Connect to share and comment
Italy's main political parties braced for results from local elections on Monday where turnout has been far lower than in previous years, as Rome's mayoral race appeared headed for a second round.
Turnout from two days of voting was around 67.63 percent from 78.9 percent in 2008, indicating widespread disillusionment with bickering politicians at a time of economic suffering.
Italy is seeing "a divorce with politics," commented the La Repubblica daily.
Aldo Cazzullo, a columnist for the Corriere della Sera daily, said the turnout figures reflected a "shocking discrediting of the parties".
Education Minister Maria Chiara Carrozza said the political world "has to do more to bring back disaffected citizens."
Analysts said the polls could put further pressure on Prime Minister Enrico Letta's fledgling government which was only unveiled last month after a two-month deadlock following nationals elections in February that left no clear winner.
But Reforms Minister Gaetano Quagliarello said it would be "perverse" to link the outcome of the polls to the future of the cabinet.
Early results indicated leftist challenger Ignazio Marino would win the mayoral race in the Italian capital against rightwing incumbent Gianni Alemanno, although without an overall majority.
A second round run-off would be held on June 9-10.
Marino has criticised Alemanno over the city's traffic-clogged streets and a waste disposal emergency, as well as his failure to address the crisis triggered by Italy's longest recession.
Alemanno, a former neo-fascist, has defended himself by saying he inherited a badly indebted city hall from a succession of left-wing mayors.
Projections based on early results showed Marino winning with between 40.3 and 42.3 percent of the vote and Alemanno coming in second with 30.2 percent to 32.1 percent of the vote.

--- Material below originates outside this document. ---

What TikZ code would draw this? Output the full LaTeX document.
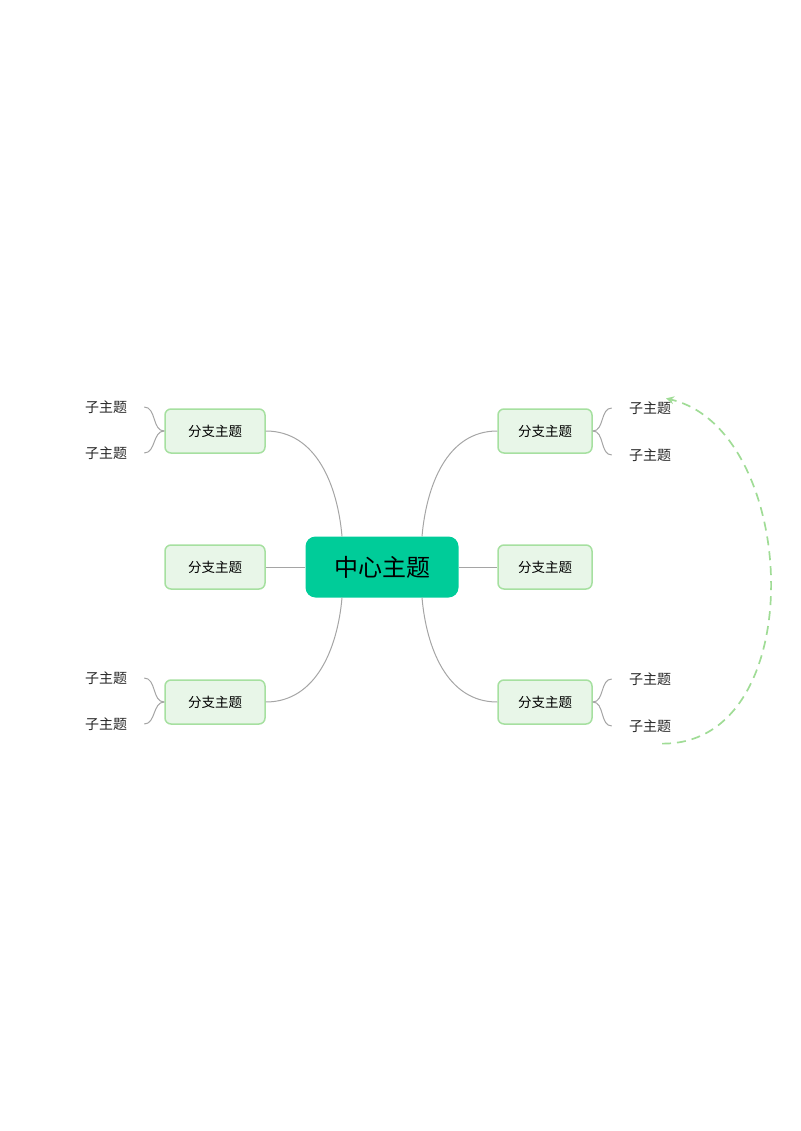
\documentclass[tikz,border=0pt]{standalone}
\usepackage{fontspec}
\setmainfont{Noto Sans CJK SC}
\usetikzlibrary{arrows.meta,positioning,calc}
\definecolor{centergreen}{RGB}{0,204,153}
\definecolor{branchfill}{RGB}{232,246,232}
\definecolor{branchline}{RGB}{166,224,160}
\definecolor{linkgray}{RGB}{165,165,165}
\definecolor{relgreen}{RGB}{160,220,150}

\begin{document}
\begin{tikzpicture}[x=1pt, y=-1pt,
    center/.style={fill=centergreen, rounded corners=10pt, minimum width=153pt, minimum height=61pt, font=\fontsize{24}{28}\selectfont, inner sep=0pt},
    branch/.style={fill=branchfill, draw=branchline, line width=1.5pt, rounded corners=6pt, minimum height=44pt, font=\fontsize{13.5}{16}\selectfont, inner sep=0pt},
    sub/.style={font=\fontsize{14}{16}\selectfont, text=black!85, inner sep=2pt},
    link/.style={draw=linkgray, line width=1pt},
    rel/.style={draw=relgreen, line width=1.7pt, dash pattern=on 9pt off 6pt, -{Stealth[length=8pt,width=8pt]}}]
    \useasboundingbox (0,0) rectangle (800,1131);

    \node[center] (c) at (382,567) {中心主题};

    \node[branch, minimum width=100pt] (b1) at (215,431) {分支主题};
    \node[branch, minimum width=100pt] (b2) at (215,567) {分支主题};
    \node[branch, minimum width=100pt] (b3) at (215,702) {分支主题};
    \node[branch, minimum width=94pt] (b4) at (545,431) {分支主题};
    \node[branch, minimum width=94pt] (b5) at (545,567) {分支主题};
    \node[branch, minimum width=94pt] (b6) at (545,702) {分支主题};

    \node[sub] (s1) at (106,407) {子主题};
    \node[sub] (s2) at (106,453) {子主题};
    \node[sub] (s3) at (106,678) {子主题};
    \node[sub] (s4) at (106,724) {子主题};
    \node[sub] (s5) at (650,408) {子主题};
    \node[sub] (s6) at (650,455) {子主题};
    \node[sub] (s7) at (650,679) {子主题};
    \node[sub] (s8) at (650,726) {子主题};

    % center to branches
    \coordinate (cnw) at ($(c.north)+(-40,0)$);
    \coordinate (cne) at ($(c.north)+(40,0)$);
    \coordinate (csw) at ($(c.south)+(-40,0)$);
    \coordinate (cse) at ($(c.south)+(40,0)$);
    \draw[link] (cnw) to[out=95,in=0] (b1.east);
    \draw[link] (c.west) -- (b2.east);
    \draw[link] (csw) to[out=-95,in=0] (b3.east);
    \draw[link] (cne) to[out=85,in=180] (b4.west);
    \draw[link] (c.east) -- (b5.west);
    \draw[link] (cse) to[out=-85,in=180] (b6.west);

    % branches to subtopics
    \draw[link] (b1.west) to[out=180,in=0] ($(s1.east)+(15,0)$);
    \draw[link] (b1.west) to[out=180,in=0] ($(s2.east)+(15,0)$);
    \draw[link] (b3.west) to[out=180,in=0] ($(s3.east)+(15,0)$);
    \draw[link] (b3.west) to[out=180,in=0] ($(s4.east)+(15,0)$);
    \draw[link] (b4.east) to[out=0,in=180] ($(s5.west)+(-15,0)$);
    \draw[link] (b4.east) to[out=0,in=180] ($(s6.west)+(-15,0)$);
    \draw[link] (b6.east) to[out=0,in=180] ($(s7.west)+(-15,0)$);
    \draw[link] (b6.east) to[out=0,in=180] ($(s8.west)+(-15,0)$);

    % relationship
    \coordinate (rs) at ($(s8.south)+(12,9)$);
    \coordinate (re) at ($(s5.north)+(16,-1)$);
    \draw[rel] (rs) .. controls (812,745) and (800,430) .. (re);
\end{tikzpicture}
\end{document}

Marino, 58, is a former top transplant surgeon who has promised to improve public transport in Rome, clean up the city and pay allowances to young job-seekers to ease a worsening social crisis.

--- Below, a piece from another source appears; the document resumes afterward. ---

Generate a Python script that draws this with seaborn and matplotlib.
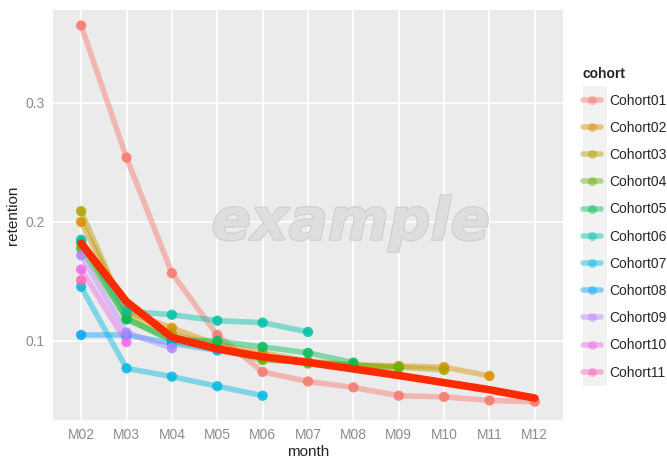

Nineteen candidates were running for mayor and voters complained of long and confusing ballots.
A total of 564 local authorities held elections, many of them facing a similar mix of problems -- high debts, spending cuts and the challenges of dealing with the social fallout of austerity.
Analysts were paying close attention to the results as a bellwether of support for political parties and particularly the badly divided leftist Democratic Party, which failed to win an overall majority in parliament in February elections.

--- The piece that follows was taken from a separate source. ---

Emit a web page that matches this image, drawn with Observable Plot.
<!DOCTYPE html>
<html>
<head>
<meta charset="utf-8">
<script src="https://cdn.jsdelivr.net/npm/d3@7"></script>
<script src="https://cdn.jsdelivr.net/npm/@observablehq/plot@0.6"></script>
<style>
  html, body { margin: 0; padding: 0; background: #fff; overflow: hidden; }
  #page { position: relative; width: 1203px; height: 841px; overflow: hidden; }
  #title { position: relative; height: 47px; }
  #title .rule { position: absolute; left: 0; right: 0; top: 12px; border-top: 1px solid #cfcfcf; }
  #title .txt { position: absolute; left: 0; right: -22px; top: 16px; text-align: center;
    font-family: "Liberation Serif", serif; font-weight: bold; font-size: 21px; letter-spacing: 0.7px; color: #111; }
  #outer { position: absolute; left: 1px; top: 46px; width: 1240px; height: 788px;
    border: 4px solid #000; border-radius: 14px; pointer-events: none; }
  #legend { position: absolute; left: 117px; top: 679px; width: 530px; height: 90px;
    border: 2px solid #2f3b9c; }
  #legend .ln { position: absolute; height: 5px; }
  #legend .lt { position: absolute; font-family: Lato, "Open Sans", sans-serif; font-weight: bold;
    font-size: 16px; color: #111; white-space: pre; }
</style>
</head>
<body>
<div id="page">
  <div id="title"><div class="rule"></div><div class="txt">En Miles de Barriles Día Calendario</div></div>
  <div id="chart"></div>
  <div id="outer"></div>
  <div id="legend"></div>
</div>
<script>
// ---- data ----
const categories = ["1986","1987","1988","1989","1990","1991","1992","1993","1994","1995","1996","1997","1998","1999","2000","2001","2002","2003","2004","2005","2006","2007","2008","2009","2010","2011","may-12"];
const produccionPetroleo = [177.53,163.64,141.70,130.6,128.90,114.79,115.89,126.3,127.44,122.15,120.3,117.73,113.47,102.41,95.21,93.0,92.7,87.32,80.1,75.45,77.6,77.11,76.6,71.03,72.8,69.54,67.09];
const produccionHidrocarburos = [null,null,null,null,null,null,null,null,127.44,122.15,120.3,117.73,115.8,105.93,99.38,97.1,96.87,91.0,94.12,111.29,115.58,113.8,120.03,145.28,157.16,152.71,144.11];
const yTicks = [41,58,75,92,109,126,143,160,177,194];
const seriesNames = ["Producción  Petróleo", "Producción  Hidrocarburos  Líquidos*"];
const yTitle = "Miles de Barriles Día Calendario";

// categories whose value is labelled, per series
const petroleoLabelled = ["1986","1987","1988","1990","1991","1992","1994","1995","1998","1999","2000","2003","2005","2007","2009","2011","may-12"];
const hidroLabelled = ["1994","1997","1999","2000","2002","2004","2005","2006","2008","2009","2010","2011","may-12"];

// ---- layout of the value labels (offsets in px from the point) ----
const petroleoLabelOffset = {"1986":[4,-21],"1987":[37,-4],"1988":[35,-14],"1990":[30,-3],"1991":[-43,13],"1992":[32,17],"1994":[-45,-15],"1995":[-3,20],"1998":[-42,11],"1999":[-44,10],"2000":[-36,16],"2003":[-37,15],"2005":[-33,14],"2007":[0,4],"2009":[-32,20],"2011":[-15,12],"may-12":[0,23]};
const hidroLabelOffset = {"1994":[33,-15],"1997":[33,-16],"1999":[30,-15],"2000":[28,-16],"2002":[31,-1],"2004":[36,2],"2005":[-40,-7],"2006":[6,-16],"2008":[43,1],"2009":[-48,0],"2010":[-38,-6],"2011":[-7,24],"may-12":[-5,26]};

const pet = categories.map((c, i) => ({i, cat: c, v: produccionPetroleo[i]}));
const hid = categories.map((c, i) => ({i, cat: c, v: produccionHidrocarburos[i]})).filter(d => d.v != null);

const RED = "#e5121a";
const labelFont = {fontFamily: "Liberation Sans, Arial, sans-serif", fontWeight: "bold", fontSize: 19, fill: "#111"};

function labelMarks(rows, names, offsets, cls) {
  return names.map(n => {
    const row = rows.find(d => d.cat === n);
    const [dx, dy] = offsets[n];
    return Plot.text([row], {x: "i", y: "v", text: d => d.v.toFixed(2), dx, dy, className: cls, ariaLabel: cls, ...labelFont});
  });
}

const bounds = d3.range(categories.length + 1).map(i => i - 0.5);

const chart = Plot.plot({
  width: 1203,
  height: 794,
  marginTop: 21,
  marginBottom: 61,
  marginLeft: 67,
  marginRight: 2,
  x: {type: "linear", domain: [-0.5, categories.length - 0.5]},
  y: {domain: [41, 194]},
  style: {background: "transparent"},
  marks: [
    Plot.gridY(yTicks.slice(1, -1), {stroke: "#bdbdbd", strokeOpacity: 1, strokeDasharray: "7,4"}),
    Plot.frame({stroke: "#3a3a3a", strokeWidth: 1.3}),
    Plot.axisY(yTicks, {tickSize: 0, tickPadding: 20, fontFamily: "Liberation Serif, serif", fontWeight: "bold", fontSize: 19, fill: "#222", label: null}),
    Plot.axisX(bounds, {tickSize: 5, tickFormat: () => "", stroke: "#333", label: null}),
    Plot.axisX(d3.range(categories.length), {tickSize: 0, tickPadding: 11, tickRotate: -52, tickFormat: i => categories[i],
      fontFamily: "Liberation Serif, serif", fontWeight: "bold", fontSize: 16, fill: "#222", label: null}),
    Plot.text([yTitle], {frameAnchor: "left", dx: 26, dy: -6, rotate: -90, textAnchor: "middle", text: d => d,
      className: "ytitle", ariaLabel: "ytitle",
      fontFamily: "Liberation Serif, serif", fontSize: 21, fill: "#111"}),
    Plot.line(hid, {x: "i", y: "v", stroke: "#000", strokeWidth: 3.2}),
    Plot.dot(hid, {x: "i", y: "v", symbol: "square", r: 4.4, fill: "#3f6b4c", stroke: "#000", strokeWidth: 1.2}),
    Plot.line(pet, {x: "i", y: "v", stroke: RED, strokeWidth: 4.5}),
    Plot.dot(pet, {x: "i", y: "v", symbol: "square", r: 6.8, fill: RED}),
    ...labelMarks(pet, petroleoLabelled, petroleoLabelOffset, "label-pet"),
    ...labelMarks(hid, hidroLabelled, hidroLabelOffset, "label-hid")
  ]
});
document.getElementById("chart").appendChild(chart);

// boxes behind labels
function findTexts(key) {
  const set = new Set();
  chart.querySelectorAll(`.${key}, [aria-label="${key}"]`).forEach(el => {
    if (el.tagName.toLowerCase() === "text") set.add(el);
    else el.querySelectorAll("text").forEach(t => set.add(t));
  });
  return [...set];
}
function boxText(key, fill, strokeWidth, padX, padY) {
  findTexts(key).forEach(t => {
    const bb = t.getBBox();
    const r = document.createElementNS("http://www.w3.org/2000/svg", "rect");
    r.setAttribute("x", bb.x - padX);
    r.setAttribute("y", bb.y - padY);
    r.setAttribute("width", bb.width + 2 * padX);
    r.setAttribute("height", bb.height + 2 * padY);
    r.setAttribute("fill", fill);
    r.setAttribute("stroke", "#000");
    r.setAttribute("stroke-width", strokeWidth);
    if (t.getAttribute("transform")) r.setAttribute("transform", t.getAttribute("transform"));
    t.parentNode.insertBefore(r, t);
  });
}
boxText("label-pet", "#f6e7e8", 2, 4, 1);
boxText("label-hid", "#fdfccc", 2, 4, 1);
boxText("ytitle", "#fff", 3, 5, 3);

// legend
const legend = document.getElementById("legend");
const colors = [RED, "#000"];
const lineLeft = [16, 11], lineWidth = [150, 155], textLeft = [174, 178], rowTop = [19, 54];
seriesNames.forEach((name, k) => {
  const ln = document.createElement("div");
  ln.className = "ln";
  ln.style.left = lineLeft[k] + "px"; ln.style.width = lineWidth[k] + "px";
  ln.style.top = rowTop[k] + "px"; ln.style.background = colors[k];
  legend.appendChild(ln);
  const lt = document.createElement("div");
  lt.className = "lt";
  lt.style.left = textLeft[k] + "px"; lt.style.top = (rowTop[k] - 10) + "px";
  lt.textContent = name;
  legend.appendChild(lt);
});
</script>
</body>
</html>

The coexistence of rightists and leftists in Letta's cabinet is uneasy and some analysts warn the government may only last a few months, especially if it cannot deliver quick results to ease the gloom from Italy's longest-ever recession.
Columnist Cazzullo said the grand coalition government was in fact "a coalition of weaknesses".
Meanwhile the anti-establishment opposition Five Star Movement led by former comedian Beppe Grillo, which captured a quarter of the vote in the February elections, has appeared to lose ground.